:: Entries taken from a collection ::
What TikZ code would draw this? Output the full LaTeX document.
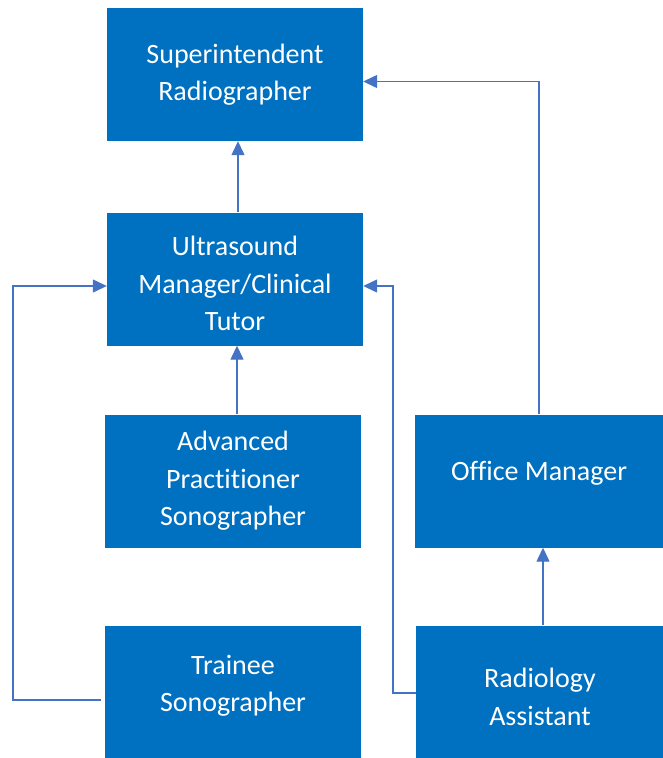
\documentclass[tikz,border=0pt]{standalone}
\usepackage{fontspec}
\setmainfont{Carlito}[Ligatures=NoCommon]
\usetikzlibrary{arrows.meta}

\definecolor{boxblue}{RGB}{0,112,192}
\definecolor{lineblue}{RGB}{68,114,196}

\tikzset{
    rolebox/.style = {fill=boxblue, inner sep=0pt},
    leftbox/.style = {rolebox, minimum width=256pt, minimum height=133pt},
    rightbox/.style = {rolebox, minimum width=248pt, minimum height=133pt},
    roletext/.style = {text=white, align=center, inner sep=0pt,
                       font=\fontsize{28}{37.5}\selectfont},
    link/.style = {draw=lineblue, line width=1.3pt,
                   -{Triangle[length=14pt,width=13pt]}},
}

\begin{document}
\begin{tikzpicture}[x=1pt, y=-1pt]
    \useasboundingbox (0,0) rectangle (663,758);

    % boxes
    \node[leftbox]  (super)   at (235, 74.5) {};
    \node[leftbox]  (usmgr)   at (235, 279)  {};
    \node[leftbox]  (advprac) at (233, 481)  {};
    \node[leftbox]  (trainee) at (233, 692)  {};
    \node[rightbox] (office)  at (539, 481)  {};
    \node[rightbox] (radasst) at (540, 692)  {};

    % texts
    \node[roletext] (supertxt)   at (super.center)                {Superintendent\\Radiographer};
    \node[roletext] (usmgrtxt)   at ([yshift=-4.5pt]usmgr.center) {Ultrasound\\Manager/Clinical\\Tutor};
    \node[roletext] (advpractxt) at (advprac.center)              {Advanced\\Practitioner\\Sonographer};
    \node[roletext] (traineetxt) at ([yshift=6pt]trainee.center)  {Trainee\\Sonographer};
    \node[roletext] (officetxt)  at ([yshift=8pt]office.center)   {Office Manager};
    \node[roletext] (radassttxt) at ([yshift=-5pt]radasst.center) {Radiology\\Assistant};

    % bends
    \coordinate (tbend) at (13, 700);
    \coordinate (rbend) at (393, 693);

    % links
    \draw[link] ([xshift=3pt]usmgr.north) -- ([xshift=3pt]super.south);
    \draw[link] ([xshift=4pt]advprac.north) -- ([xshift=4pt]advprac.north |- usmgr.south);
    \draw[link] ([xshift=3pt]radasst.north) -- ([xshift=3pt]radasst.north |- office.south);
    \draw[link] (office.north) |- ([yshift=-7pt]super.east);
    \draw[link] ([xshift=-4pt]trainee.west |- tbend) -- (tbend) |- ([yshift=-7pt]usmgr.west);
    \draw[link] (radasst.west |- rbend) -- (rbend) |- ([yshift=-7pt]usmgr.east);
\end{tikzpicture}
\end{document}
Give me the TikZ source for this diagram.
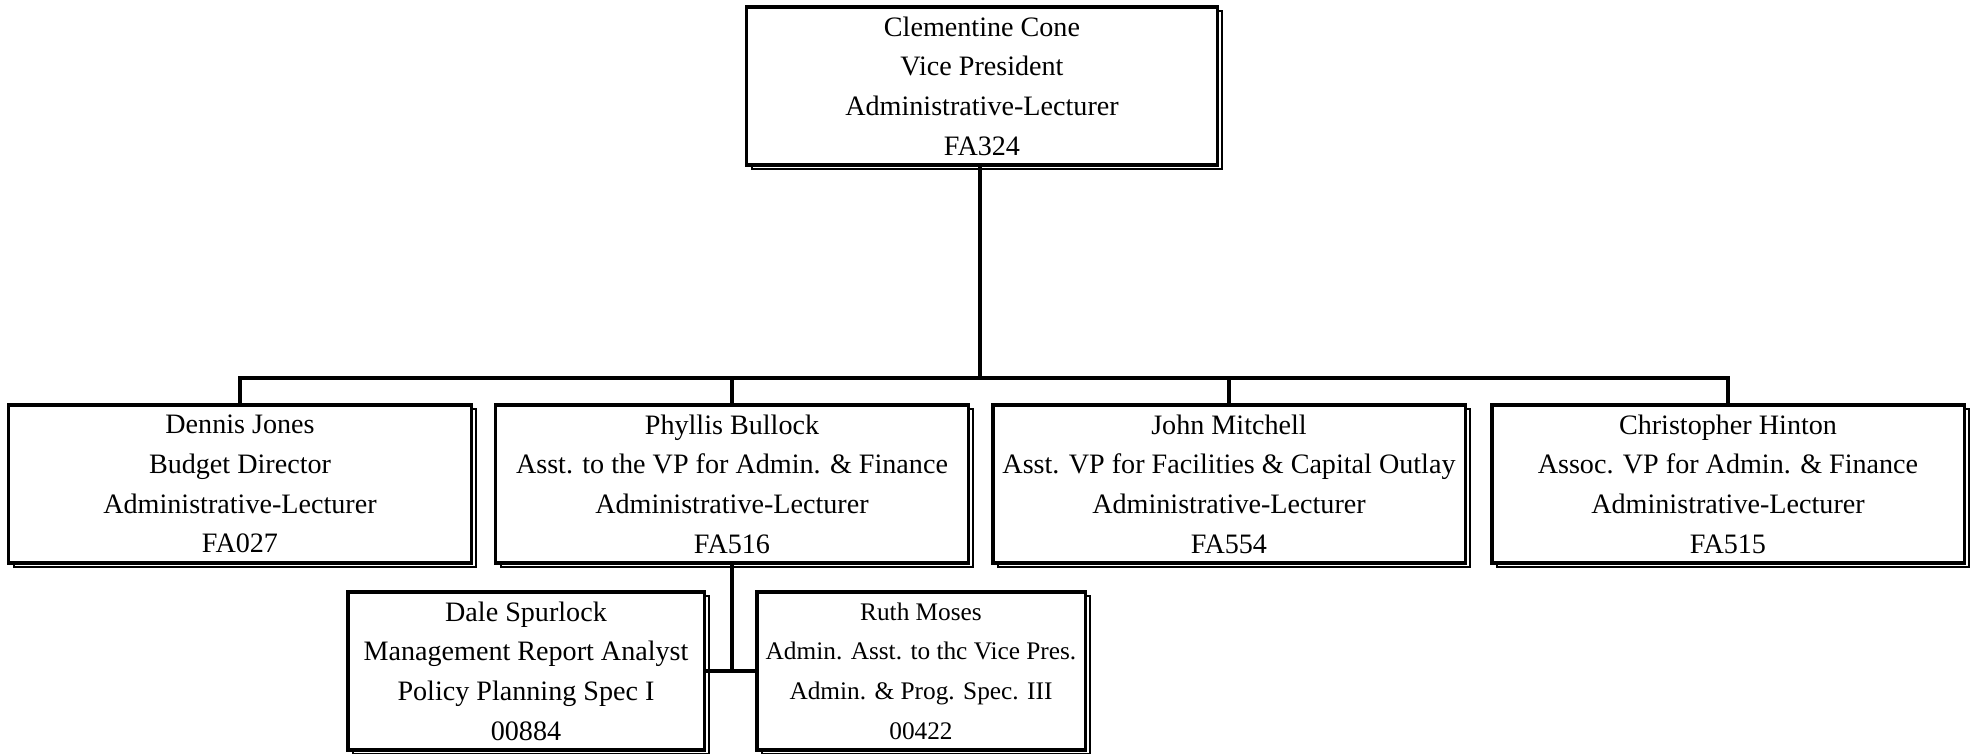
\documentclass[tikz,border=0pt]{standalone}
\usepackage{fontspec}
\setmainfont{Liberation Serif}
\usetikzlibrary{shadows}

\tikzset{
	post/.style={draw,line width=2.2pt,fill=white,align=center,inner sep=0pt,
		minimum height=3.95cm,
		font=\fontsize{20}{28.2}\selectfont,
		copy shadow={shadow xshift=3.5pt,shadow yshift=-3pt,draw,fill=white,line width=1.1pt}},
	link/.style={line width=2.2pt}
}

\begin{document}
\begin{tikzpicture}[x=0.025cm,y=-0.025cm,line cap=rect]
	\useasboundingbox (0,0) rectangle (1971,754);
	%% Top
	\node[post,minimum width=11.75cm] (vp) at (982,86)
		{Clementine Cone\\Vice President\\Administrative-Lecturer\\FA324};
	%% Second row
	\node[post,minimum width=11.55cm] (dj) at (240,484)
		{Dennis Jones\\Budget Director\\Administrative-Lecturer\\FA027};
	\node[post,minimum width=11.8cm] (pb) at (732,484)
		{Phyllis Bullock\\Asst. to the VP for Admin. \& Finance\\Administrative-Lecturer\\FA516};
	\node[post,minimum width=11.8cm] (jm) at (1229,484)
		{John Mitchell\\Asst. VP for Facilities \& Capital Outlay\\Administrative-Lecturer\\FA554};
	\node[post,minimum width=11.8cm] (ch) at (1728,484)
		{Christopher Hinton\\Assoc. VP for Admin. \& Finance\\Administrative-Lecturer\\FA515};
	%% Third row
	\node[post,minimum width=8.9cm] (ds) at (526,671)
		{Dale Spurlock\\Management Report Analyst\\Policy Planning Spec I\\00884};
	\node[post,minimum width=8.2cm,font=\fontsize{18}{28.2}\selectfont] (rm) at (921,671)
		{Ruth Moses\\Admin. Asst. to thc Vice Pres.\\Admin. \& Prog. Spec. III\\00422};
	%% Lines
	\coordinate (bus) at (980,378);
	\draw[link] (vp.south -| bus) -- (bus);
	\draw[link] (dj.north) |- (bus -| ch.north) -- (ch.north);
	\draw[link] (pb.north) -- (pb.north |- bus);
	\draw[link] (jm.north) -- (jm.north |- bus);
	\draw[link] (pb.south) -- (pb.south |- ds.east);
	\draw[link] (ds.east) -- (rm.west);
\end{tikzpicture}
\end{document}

:: WHAT IS REQUIRED ::
Repeat only the lines between the start of the data and the line with "at (540, 692)", including those two lines, and skip the pictures.

:: CORRECT RESULT ::
What TikZ code would draw this? Output the full LaTeX document.
\documentclass[tikz,border=0pt]{standalone}
\usepackage{fontspec}
\setmainfont{Carlito}[Ligatures=NoCommon]
\usetikzlibrary{arrows.meta}

\definecolor{boxblue}{RGB}{0,112,192}
\definecolor{lineblue}{RGB}{68,114,196}

\tikzset{
    rolebox/.style = {fill=boxblue, inner sep=0pt},
    leftbox/.style = {rolebox, minimum width=256pt, minimum height=133pt},
    rightbox/.style = {rolebox, minimum width=248pt, minimum height=133pt},
    roletext/.style = {text=white, align=center, inner sep=0pt,
                       font=\fontsize{28}{37.5}\selectfont},
    link/.style = {draw=lineblue, line width=1.3pt,
                   -{Triangle[length=14pt,width=13pt]}},
}

\begin{document}
\begin{tikzpicture}[x=1pt, y=-1pt]
    \useasboundingbox (0,0) rectangle (663,758);

    % boxes
    \node[leftbox]  (super)   at (235, 74.5) {};
    \node[leftbox]  (usmgr)   at (235, 279)  {};
    \node[leftbox]  (advprac) at (233, 481)  {};
    \node[leftbox]  (trainee) at (233, 692)  {};
    \node[rightbox] (office)  at (539, 481)  {};
    \node[rightbox] (radasst) at (540, 692)  {};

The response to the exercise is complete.